::: Material

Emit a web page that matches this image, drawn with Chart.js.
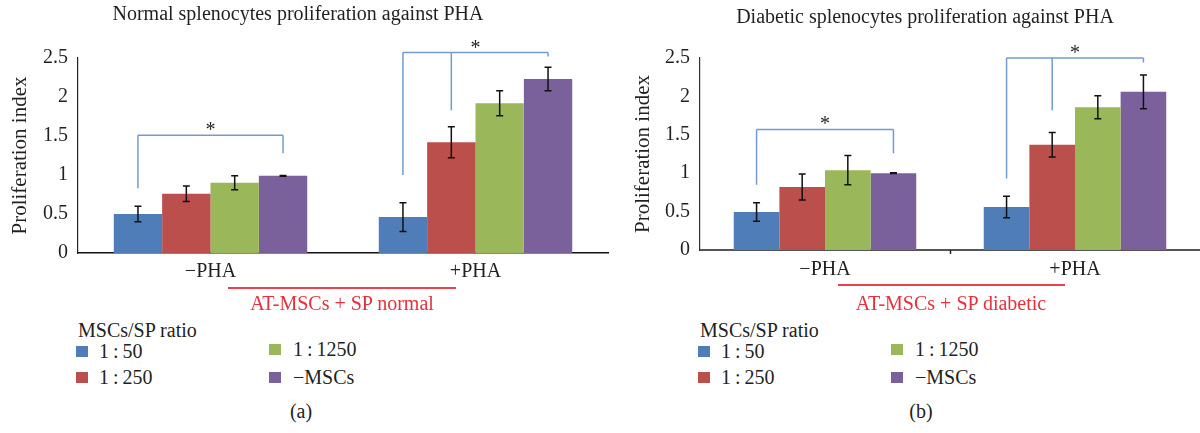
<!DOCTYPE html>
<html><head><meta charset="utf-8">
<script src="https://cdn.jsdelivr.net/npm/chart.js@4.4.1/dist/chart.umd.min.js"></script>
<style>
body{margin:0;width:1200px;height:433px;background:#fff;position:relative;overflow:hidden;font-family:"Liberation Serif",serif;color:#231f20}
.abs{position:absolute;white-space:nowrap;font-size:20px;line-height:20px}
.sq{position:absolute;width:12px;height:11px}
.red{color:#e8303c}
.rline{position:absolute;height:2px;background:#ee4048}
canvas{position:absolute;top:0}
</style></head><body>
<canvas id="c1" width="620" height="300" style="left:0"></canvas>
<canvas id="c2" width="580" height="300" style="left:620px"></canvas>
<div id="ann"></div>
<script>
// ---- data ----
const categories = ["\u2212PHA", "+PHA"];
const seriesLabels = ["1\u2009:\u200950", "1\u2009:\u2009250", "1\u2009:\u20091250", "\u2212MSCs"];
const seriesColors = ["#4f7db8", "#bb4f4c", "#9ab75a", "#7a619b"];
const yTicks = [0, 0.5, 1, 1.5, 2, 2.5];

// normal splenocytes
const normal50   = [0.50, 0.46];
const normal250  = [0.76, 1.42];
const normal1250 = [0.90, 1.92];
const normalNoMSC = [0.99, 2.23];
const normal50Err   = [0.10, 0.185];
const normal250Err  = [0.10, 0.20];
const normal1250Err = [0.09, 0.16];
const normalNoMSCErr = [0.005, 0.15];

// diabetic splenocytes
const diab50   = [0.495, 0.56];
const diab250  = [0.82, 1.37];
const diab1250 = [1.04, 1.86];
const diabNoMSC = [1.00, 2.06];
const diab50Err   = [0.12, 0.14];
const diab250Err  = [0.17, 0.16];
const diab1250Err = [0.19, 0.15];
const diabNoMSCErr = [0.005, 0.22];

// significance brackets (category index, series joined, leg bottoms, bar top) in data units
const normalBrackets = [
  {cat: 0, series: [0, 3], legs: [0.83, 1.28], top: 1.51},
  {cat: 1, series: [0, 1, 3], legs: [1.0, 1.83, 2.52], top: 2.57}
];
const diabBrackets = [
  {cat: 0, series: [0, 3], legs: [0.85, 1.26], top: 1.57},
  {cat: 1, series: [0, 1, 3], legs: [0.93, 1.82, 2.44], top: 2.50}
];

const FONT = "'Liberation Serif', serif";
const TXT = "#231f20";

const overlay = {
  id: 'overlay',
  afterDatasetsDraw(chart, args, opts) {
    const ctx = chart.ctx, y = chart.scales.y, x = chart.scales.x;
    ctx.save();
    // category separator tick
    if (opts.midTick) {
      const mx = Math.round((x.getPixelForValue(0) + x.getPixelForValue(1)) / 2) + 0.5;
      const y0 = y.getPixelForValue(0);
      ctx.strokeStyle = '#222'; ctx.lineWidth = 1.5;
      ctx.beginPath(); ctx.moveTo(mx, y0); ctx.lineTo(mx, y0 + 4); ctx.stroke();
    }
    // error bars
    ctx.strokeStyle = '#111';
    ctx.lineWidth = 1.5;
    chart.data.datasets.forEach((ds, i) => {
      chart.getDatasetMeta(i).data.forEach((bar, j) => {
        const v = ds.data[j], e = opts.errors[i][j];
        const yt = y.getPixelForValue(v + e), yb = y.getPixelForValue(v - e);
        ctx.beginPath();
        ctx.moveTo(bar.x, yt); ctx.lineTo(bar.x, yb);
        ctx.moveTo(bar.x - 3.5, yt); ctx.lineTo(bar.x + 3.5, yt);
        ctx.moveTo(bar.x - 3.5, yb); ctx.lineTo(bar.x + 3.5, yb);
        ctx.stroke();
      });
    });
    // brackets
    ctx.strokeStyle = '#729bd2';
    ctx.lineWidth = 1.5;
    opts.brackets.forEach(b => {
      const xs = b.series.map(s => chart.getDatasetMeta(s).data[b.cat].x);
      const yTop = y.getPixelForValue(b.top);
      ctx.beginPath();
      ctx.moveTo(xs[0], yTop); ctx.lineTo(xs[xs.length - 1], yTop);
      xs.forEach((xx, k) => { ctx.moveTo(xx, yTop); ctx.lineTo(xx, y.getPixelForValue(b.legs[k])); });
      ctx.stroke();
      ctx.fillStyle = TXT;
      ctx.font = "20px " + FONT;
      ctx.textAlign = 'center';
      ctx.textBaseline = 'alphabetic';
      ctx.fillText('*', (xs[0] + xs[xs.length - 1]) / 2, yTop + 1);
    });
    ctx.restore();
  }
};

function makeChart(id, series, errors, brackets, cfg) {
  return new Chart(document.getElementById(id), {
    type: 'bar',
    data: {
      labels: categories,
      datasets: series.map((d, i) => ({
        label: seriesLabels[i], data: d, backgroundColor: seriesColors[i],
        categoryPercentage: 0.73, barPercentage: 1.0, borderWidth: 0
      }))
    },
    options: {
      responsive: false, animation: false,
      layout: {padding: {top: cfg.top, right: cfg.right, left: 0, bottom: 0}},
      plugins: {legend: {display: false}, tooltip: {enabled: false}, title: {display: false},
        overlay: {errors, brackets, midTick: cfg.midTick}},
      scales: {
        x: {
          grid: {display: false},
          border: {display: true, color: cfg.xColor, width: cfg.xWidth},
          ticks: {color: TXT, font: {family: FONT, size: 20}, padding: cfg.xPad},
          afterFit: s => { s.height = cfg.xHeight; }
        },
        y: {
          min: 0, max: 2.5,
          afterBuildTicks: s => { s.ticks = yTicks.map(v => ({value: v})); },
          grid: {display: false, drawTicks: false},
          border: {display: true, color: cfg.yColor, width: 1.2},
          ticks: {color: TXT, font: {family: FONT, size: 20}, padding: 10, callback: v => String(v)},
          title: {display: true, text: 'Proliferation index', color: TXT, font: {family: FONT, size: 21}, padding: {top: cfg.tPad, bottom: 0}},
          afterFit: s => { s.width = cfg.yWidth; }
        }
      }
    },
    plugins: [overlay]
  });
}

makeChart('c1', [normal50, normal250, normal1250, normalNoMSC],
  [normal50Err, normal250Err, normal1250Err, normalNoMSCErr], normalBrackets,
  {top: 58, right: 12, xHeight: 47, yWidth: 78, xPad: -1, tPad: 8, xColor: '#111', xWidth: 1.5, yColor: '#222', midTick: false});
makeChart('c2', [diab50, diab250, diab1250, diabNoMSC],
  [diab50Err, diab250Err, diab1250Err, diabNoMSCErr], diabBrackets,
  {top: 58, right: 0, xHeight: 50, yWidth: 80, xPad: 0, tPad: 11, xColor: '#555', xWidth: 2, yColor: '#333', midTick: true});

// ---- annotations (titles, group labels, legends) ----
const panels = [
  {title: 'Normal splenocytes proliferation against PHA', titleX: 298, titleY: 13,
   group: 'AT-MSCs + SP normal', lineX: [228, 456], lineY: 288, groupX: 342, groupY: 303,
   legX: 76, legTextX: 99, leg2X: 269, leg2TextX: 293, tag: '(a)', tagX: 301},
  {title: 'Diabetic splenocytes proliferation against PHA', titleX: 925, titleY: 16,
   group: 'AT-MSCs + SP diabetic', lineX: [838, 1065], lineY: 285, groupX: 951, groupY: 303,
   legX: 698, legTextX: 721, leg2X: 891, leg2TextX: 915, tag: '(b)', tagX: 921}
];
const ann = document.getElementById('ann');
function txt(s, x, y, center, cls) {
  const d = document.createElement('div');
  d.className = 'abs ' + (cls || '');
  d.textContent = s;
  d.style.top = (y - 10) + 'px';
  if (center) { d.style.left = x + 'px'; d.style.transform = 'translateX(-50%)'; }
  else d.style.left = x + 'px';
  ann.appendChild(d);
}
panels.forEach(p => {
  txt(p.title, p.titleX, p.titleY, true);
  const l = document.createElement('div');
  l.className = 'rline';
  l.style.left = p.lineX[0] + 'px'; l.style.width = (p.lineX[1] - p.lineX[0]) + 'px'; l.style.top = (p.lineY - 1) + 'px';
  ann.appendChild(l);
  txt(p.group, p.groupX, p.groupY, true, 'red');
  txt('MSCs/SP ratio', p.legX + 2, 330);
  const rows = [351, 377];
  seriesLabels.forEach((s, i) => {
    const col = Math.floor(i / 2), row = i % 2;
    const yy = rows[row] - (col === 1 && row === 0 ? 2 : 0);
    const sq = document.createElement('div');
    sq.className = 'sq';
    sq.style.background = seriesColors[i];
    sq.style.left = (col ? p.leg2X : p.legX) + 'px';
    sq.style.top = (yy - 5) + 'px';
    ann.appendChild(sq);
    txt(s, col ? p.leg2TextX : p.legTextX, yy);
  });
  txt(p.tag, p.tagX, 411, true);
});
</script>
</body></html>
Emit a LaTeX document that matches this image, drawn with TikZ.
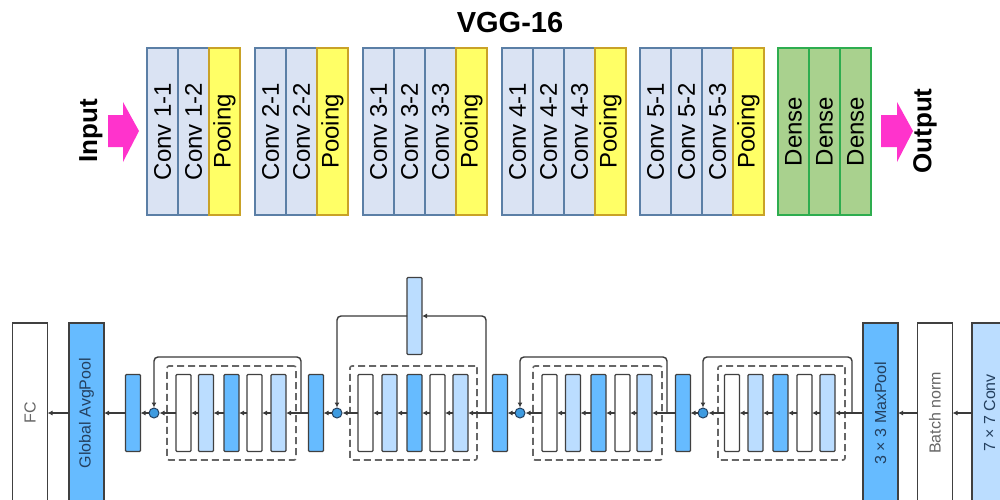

::::::

Copy the records above from the first line through the line containing "const yTicks = [0, 0.5, 1, 1.5, 2, 2.5];", both included, and leave out any pictures.

# [Task response]
Emit a web page that matches this image, drawn with Chart.js.
<!DOCTYPE html>
<html><head><meta charset="utf-8">
<script src="https://cdn.jsdelivr.net/npm/chart.js@4.4.1/dist/chart.umd.min.js"></script>
<style>
body{margin:0;width:1200px;height:433px;background:#fff;position:relative;overflow:hidden;font-family:"Liberation Serif",serif;color:#231f20}
.abs{position:absolute;white-space:nowrap;font-size:20px;line-height:20px}
.sq{position:absolute;width:12px;height:11px}
.red{color:#e8303c}
.rline{position:absolute;height:2px;background:#ee4048}
canvas{position:absolute;top:0}
</style></head><body>
<canvas id="c1" width="620" height="300" style="left:0"></canvas>
<canvas id="c2" width="580" height="300" style="left:620px"></canvas>
<div id="ann"></div>
<script>
// ---- data ----
const categories = ["\u2212PHA", "+PHA"];
const seriesLabels = ["1\u2009:\u200950", "1\u2009:\u2009250", "1\u2009:\u20091250", "\u2212MSCs"];
const seriesColors = ["#4f7db8", "#bb4f4c", "#9ab75a", "#7a619b"];
const yTicks = [0, 0.5, 1, 1.5, 2, 2.5];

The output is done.